Women: One-third abused
Since prehistoric times, all human cultures have been male-dominated. The larger, stronger gender simply took command. Anthropologist Margaret Mead once mistakenly thought she found a female-led group in New Guinea, but she later corrected herself and wrote:
"All the claims so glibly made about societies ruled by women are nonsense. We have no reason to believe that they ever existed.... Men everywhere have been in charge of running the show."
In ancient Athens, females were little more than property, totally controlled by fathers or husbands. In China in the past, girls were subjected to foot-binding that left them virtually crippled, with four-inch feet.
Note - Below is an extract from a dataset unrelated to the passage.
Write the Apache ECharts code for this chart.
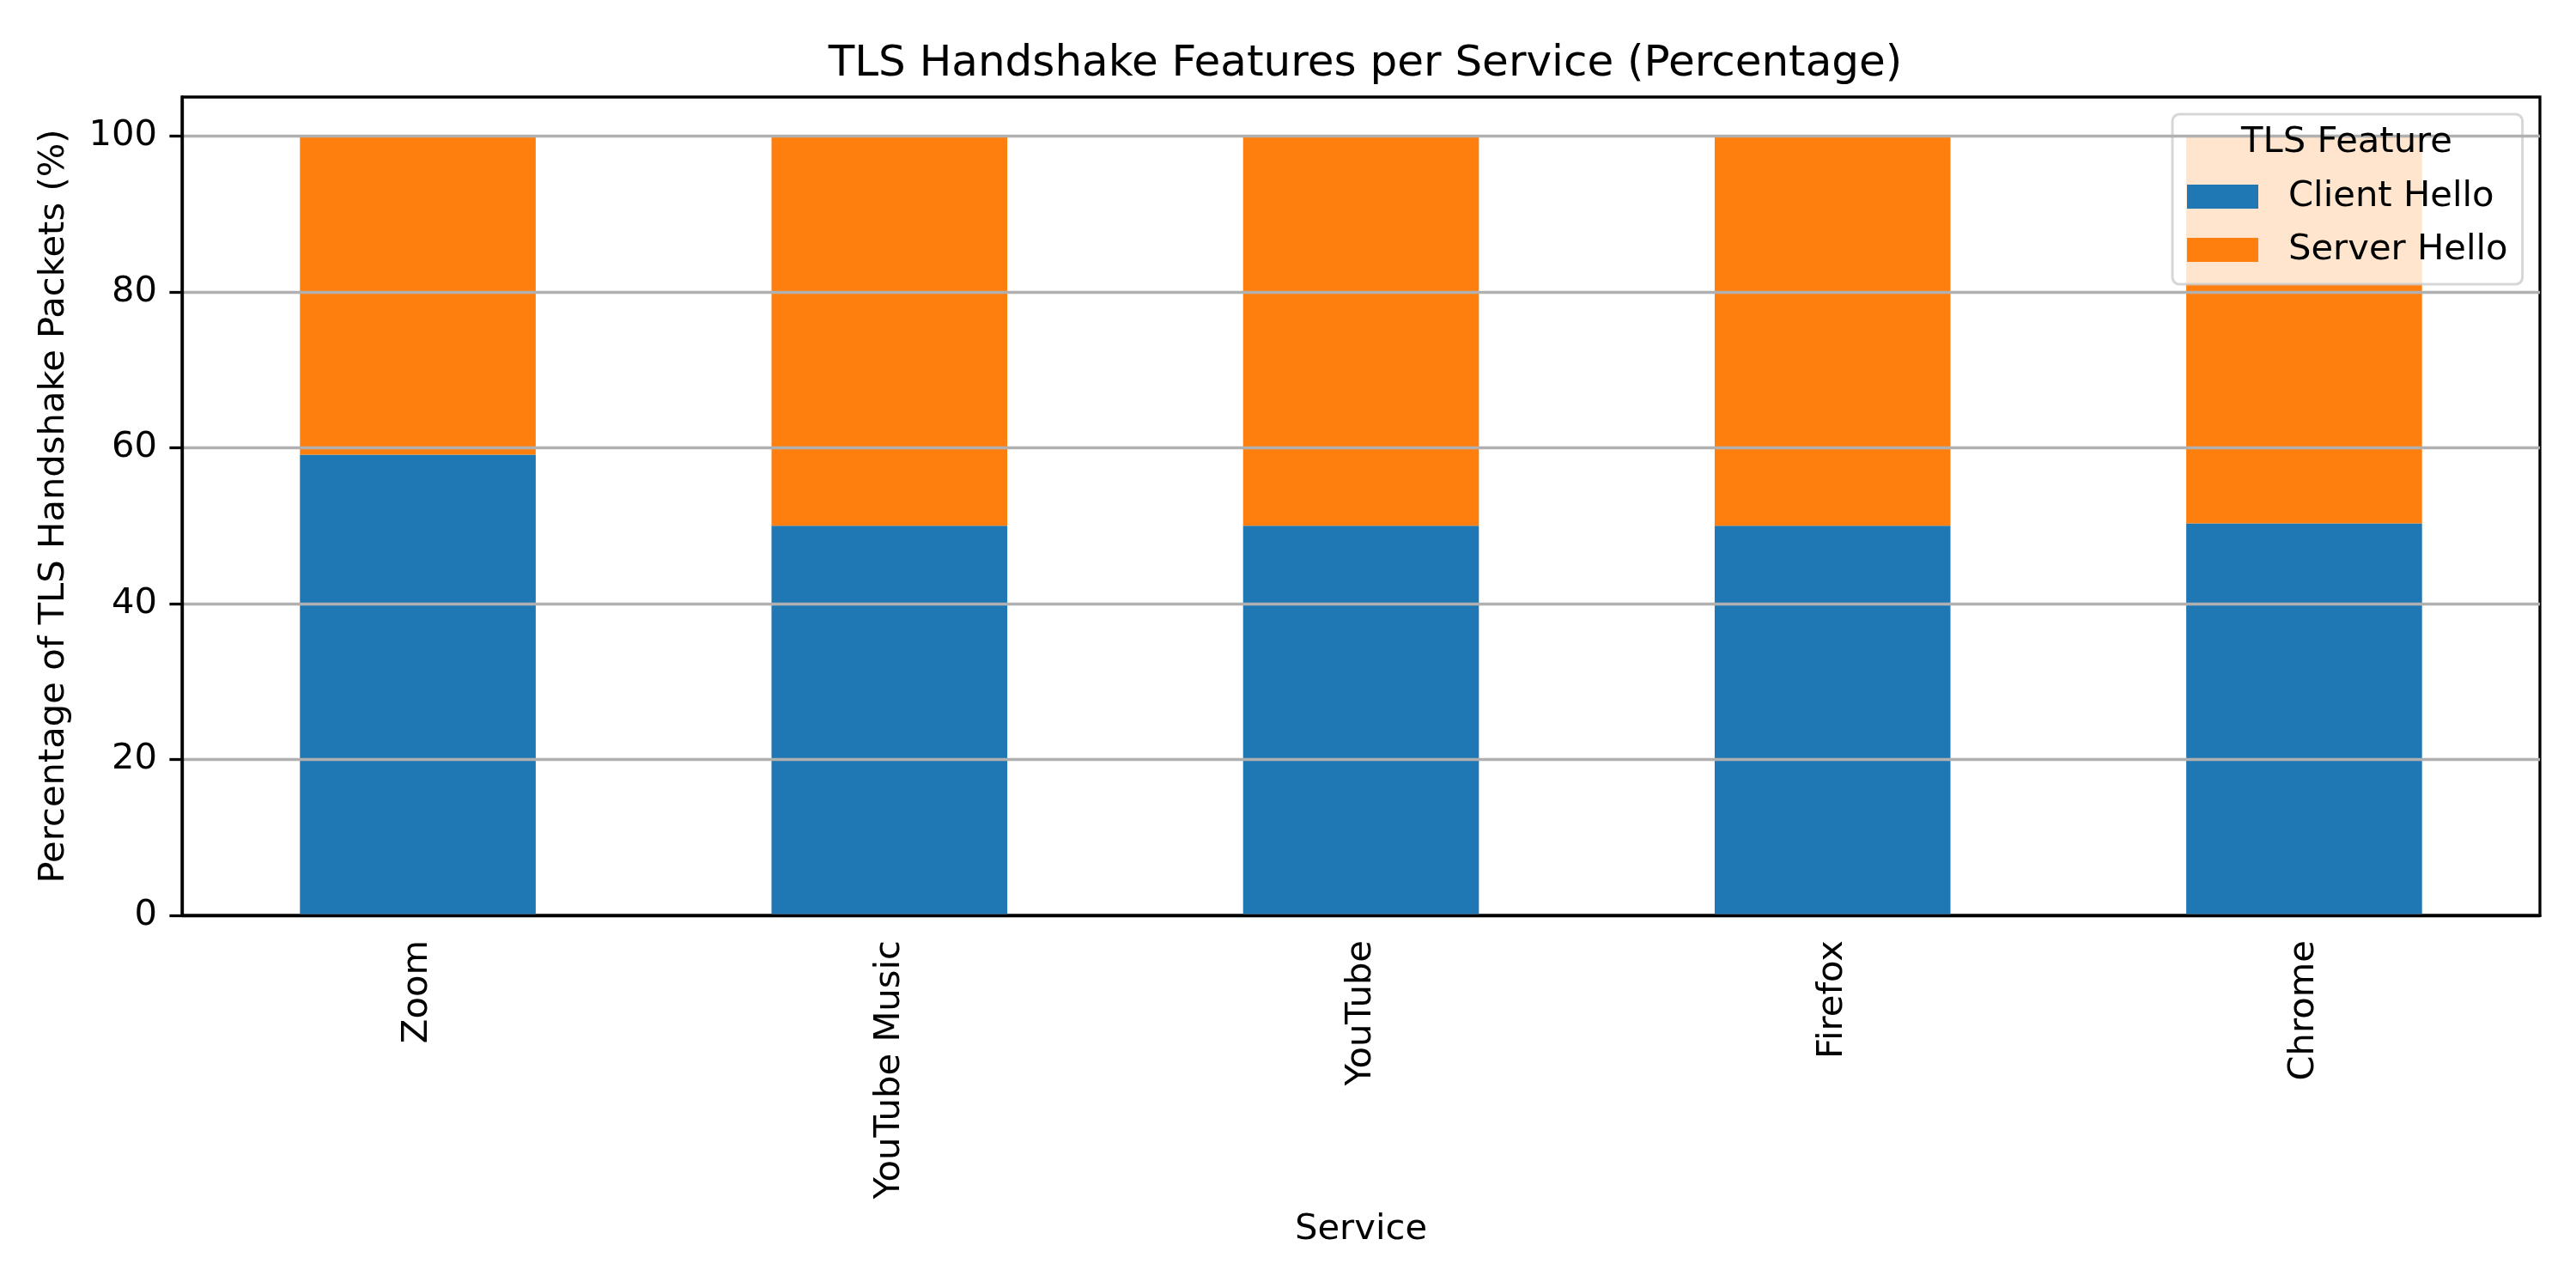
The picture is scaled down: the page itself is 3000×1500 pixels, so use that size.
<!DOCTYPE html>
<html>
<head>
<meta charset="utf-8">
<script src="https://cdn.jsdelivr.net/npm/echarts@6/dist/echarts.min.js"></script>
<style>
  html, body { margin: 0; padding: 0; background: #fff; }
  #chart { width: 3000px; height: 1500px; }
</style>
</head>
<body>
<div id="chart"></div>
<script>
// data
const services = ['Zoom', 'YouTube Music', 'YouTube', 'Firefox', 'Chrome'];
const clientHello = [59.1, 50.0, 50.0, 50.0, 50.3];
const serverHello = [40.9, 50.0, 50.0, 50.0, 49.7];
const yTicks = [0, 20, 40, 60, 80, 100];

const font = 'DejaVu Sans';
const fs = 41.7; // 10pt @ 300dpi

const myChart = echarts.init(document.getElementById('chart'), null, {renderer: 'canvas'});

const option = {
  animation: false,
  backgroundColor: '#fff',
  title: [
    {
      text: 'TLS Handshake Features per Service (Percentage)',
      left: 1585,
      top: 44,
      textAlign: 'center',
      textStyle: {fontFamily: font, fontSize: 50, fontWeight: 'normal', color: '#000', lineHeight: 52}
    },
    {
      // legend title
      text: 'TLS Feature',
      left: 2733,
      top: 145,
      textAlign: 'center',
      padding: 0,
      textStyle: {fontFamily: font, fontSize: fs, fontWeight: 'normal', color: '#000', lineHeight: 42}
    }
  ],
  legend: {
    orient: 'vertical',
    left: 2530,
    top: 133,
    padding: [75, 17, 19, 17],
    itemWidth: 83,
    itemHeight: 28,
    itemGap: 20,
    backgroundColor: 'rgba(255,255,255,0.8)',
    borderColor: 'rgba(204,204,204,0.8)',
    borderWidth: 3,
    borderRadius: 8,
    icon: 'rect',
    textStyle: {fontFamily: font, fontSize: fs, color: '#000', lineHeight: 42, padding: [0, 0, 0, 30]},
    data: ['Client Hello', 'Server Hello']
  },
  grid: {
    left: 212,
    right: 42,
    top: 113,
    bottom: 434,
    show: true,
    borderColor: '#000',
    borderWidth: 3.3,
    backgroundColor: 'transparent'
  },
  xAxis: {
    type: 'category',
    data: services,
    z: 6,
    name: 'Service',
    nameLocation: 'middle',
    nameGap: 345,
    nameTextStyle: {fontFamily: font, fontSize: fs, color: '#000'},
    axisLine: {lineStyle: {color: '#000', width: 3.3}},
    axisTick: {alignWithLabel: true, length: 14.6, lineStyle: {color: '#000', width: 3.3}},
    axisLabel: {rotate: 90, margin: 29, fontFamily: font, fontSize: fs, color: '#000'},
    splitLine: {show: false}
  },
  yAxis: {
    type: 'value',
    min: 0,
    max: 105,
    interval: 20,
    z: 5,
    name: 'Percentage of TLS Handshake Packets (%)',
    nameLocation: 'middle',
    nameGap: 128,
    nameTextStyle: {fontFamily: font, fontSize: fs, color: '#000'},
    axisLine: {show: true, lineStyle: {color: '#000', width: 3.3}},
    axisTick: {show: true, length: 14.6, lineStyle: {color: '#000', width: 3.3}, customValues: yTicks},
    axisLabel: {margin: 29, fontFamily: font, fontSize: fs, color: '#000', customValues: yTicks},
    splitLine: {show: true, lineStyle: {color: '#b0b0b0', width: 3.3}}
  },
  series: [
    {
      name: 'Client Hello',
      type: 'bar',
      stack: 'tls',
      barWidth: '50%',
      itemStyle: {color: '#1f77b4'},
      data: clientHello
    },
    {
      name: 'Server Hello',
      type: 'bar',
      stack: 'tls',
      barWidth: '50%',
      itemStyle: {color: '#ff7f0e'},
      data: serverHello
    }
  ]
};

myChart.setOption(option);
</script>
</body>
</html>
In parts of Africa today, girls are genitally mutilated to make them "pure" for husbands. Even in well-developed Switzerland, women couldn't vote in all provinces until 1991.
In contrast, modern America seems a pinnacle of equality. But a dark side remains, both here and globally. An Amnesty International report said:
"In the United States, a woman is raped every six minutes; a woman is battered every 15 seconds. In North Africa, 6,000 women are genitally mutilated each day. This year, more than 15,000 women will be sold into sexual slavery in China. Two hundred women in Bangladesh will be horribly disfigured when their spurned husbands or suitors burn them with acid. More than 7,000 women in India will be murdered by their families and in-laws in disputes over dowries. Violence against women is rooted in a global culture of discrimination that denies women equal rights with men and legitimizes the appropriation of women's bodies for individual gratification or political ends. Every year, violence in the home and the community devastates the lives of millions of women."
Now, a new report by the World Health Organization reiterates that more than one-third of all women around the planet are victims of physical or sexual violence. Director-General Margaret Chan called it "a global health problem of epidemic proportions." Wife-bashing, forced sex and other brutality -- even killing of girlfriends and estranged wives by enraged men -- are a deep stain on the human species.
Former Secretary of State Hillary Clinton has championed total equality for women as a way to break the age-old pattern of abuse. "Women's rights are human rights," she declared. The world keeps marching toward full democracy and humane values, which offer the best hope of defeating this curse. In the meantime, prosecution of all abusers should be a top priority.